Si hace una semana, en “Years and years” -tan aclamada como infumable- me encontré con la familia Lyons-Alcántara en el futuro inmediato, y un fulano sin bigote que gritaba “I’m shitting on the milk, Gwendolyne”, cada vez que los hijos o la señora le contradecían en la mesa, hoy, en mitad de la nada americana, en Kansas, o en Oklahoma, a saber en qué paraje, me he encontrado con la familia Kim-Alcántara que trata de hacer pasta cultivando verduras en un descampado donde abundan los tornados y escasean los acuíferos. Se suponía que “Minari” era una película sobre el sueño americano, sobre emigrantes que trabajan duro y salen a flote en la tierra de las oportunidades. Ese rollo, sí, tan consabido, pero siempre tan didáctico, tan útil para comprender a estas gentes que dominan el mundo con sus portaaviones desplegados. 

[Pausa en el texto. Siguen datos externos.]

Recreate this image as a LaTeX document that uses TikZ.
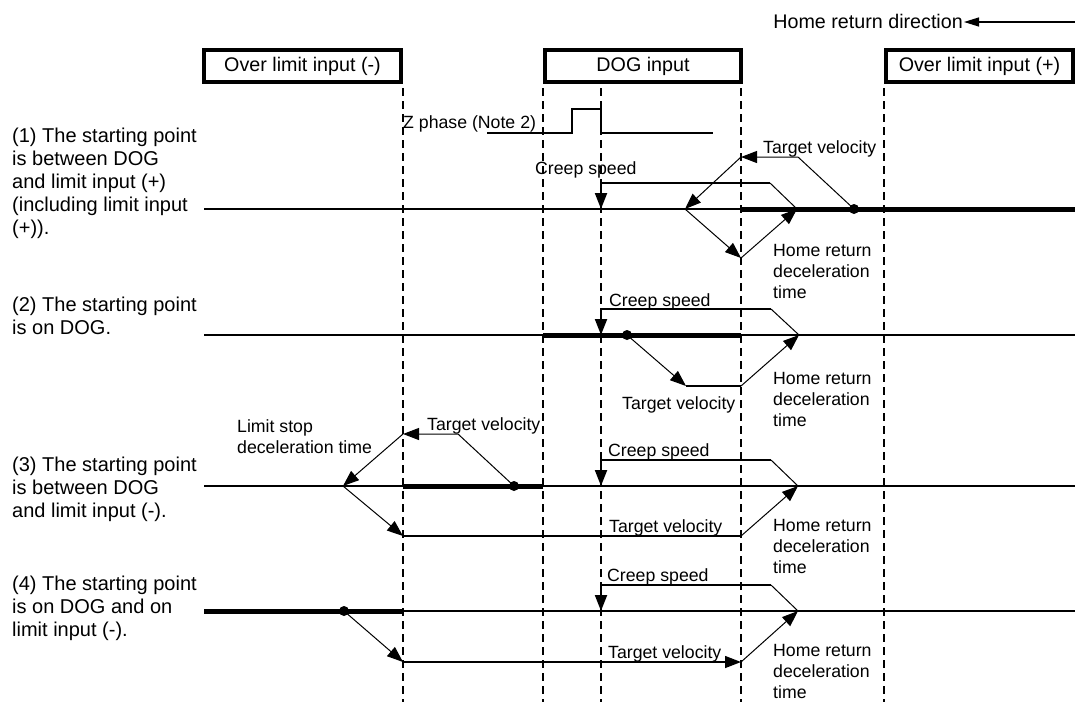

Pero esa película más o menos interesante dura apenas media hora: lo que tarda la abuelita Soon-Ja en venir del pueblo surcoreano para ayudar con los nietos, impartir sabiduría ancestral y elaborar sabrosas recetas con el minari, que es una especie de berro oriental cargado de simbología: tras morir en su primera cosecha, renace más fuerte y lustroso en la segunda. Lo que nos faltaba: un Minari II...

 “Ternura infantil de portada de revista mormona”. Se lo he leído a un internauta. Genial. Rotundo. Pues eso.